--- Begin DATASET ROWS ---

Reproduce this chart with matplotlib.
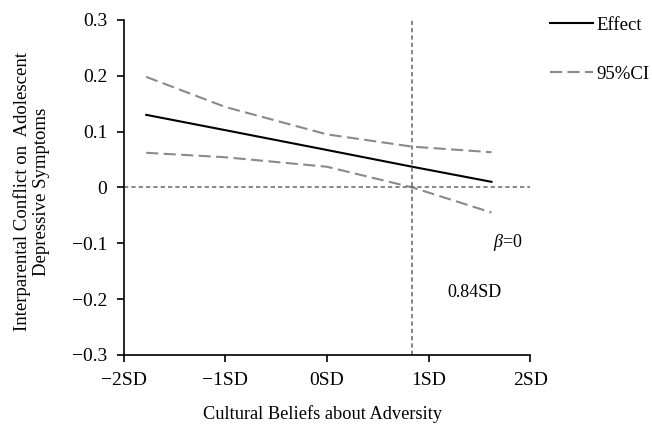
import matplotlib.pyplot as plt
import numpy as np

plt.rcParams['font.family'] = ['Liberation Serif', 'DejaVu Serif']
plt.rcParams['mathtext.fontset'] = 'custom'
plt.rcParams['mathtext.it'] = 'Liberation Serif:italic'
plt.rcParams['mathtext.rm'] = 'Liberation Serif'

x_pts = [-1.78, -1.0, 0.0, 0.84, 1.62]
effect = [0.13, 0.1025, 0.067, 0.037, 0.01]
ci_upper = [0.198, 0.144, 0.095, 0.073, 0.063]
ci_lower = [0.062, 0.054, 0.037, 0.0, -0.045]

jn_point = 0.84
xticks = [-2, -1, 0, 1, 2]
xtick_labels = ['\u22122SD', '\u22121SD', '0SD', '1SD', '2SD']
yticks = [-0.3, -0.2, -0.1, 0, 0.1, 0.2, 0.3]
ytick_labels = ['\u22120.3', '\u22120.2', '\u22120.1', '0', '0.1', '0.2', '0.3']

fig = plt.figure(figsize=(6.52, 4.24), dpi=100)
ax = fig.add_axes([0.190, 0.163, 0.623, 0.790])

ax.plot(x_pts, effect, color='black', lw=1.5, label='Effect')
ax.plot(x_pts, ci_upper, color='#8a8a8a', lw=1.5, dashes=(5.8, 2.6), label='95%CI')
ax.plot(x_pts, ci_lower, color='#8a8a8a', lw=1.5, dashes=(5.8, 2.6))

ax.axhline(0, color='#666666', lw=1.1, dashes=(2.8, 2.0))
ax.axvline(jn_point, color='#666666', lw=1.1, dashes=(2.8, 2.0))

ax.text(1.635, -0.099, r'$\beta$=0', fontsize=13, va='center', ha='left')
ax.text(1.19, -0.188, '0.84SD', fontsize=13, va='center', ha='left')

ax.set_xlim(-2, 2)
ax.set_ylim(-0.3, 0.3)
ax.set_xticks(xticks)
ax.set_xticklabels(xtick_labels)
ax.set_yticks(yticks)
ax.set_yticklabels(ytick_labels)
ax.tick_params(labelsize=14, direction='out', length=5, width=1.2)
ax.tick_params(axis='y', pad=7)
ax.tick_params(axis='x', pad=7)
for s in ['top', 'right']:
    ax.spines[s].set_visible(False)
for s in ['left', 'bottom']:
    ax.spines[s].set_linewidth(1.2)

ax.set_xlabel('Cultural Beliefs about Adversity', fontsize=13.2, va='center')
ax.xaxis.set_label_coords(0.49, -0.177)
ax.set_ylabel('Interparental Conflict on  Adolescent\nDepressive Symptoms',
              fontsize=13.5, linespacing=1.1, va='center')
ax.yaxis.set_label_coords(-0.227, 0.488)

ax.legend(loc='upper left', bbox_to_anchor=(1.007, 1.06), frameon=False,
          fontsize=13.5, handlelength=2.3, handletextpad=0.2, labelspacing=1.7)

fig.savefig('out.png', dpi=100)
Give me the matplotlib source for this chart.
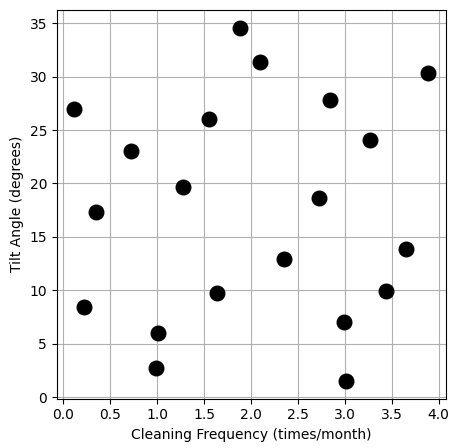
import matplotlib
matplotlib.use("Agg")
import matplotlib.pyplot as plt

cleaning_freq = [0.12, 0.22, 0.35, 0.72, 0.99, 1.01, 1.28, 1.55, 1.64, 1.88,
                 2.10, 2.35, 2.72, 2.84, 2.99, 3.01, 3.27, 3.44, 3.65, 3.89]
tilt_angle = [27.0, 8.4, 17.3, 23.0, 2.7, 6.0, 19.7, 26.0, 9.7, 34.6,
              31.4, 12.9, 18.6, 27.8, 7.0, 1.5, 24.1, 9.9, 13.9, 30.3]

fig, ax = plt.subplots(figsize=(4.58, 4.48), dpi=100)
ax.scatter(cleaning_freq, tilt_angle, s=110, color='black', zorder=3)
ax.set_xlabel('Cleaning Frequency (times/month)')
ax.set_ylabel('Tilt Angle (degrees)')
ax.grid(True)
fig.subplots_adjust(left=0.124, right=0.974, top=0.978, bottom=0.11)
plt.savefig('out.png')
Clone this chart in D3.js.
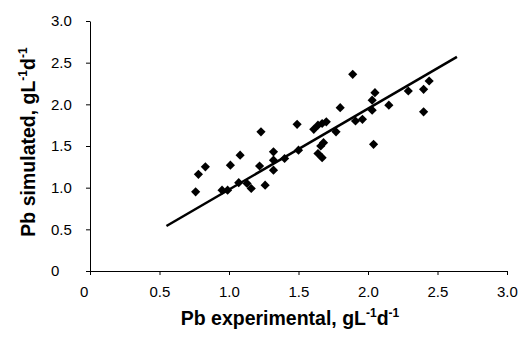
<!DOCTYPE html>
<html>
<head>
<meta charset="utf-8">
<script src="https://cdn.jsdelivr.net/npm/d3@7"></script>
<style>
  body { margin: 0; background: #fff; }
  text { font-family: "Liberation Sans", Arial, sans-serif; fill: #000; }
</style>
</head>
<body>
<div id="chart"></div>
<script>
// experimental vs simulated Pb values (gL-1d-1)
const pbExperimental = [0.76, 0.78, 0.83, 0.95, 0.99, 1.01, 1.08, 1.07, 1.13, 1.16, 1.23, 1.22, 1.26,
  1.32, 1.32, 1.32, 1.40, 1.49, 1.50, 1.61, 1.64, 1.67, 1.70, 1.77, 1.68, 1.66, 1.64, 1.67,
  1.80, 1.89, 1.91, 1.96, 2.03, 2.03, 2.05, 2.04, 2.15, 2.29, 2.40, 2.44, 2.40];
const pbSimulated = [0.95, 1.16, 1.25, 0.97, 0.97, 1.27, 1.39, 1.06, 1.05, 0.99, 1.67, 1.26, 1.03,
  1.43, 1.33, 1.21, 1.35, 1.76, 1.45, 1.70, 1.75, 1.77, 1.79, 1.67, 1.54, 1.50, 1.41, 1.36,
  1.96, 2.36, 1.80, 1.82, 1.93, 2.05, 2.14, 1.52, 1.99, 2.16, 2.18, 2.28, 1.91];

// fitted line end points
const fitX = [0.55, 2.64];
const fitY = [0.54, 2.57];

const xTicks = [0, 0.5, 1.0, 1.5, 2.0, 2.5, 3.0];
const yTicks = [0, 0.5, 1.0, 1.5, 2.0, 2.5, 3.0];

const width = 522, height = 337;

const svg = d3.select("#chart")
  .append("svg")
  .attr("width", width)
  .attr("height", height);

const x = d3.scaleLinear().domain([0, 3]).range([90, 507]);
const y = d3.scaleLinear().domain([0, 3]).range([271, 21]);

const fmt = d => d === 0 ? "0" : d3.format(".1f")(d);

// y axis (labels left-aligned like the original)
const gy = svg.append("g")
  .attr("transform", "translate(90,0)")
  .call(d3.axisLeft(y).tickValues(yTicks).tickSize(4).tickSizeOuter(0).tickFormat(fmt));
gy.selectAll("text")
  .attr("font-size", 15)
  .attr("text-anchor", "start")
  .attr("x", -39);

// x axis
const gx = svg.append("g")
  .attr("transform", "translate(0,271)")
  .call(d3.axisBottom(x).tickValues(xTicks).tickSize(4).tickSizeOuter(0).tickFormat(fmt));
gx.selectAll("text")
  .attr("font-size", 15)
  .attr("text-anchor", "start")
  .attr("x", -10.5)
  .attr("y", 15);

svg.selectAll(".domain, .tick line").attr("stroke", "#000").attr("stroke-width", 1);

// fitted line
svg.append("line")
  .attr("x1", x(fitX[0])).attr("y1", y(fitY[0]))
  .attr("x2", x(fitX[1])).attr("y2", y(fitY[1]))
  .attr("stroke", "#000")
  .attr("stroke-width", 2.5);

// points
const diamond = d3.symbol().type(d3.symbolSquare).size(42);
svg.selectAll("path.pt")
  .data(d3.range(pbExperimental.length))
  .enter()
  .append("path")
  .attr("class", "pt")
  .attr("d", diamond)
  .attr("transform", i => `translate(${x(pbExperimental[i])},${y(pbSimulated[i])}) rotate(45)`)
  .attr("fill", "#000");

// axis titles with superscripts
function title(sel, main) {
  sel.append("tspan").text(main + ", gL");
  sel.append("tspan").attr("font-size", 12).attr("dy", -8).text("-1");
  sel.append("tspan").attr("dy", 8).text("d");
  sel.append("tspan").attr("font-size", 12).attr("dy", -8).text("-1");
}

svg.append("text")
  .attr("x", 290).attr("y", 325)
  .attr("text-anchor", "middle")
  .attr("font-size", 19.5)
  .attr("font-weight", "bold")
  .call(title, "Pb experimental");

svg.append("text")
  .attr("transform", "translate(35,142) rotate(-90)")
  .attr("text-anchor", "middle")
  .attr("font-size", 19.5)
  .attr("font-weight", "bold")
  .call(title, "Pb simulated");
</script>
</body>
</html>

--- End DATASET ROWS ---
--- Begin DATASET ROWS ---

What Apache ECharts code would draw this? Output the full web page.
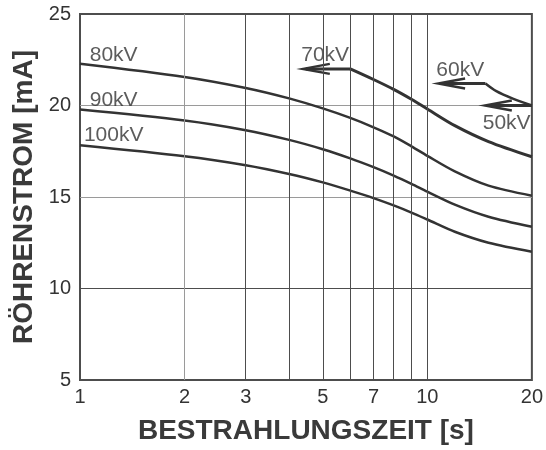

--- End DATASET ROWS ---

* WHAT IS NEEDED *
Note every line above where the string "matplotlib" shows up, and copy those lines.

* RESULT OF THE TASK *
Reproduce this chart with matplotlib.
import matplotlib.pyplot as plt
Give me the matplotlib source for this chart.
import matplotlib
matplotlib.use("Agg")
import matplotlib.pyplot as plt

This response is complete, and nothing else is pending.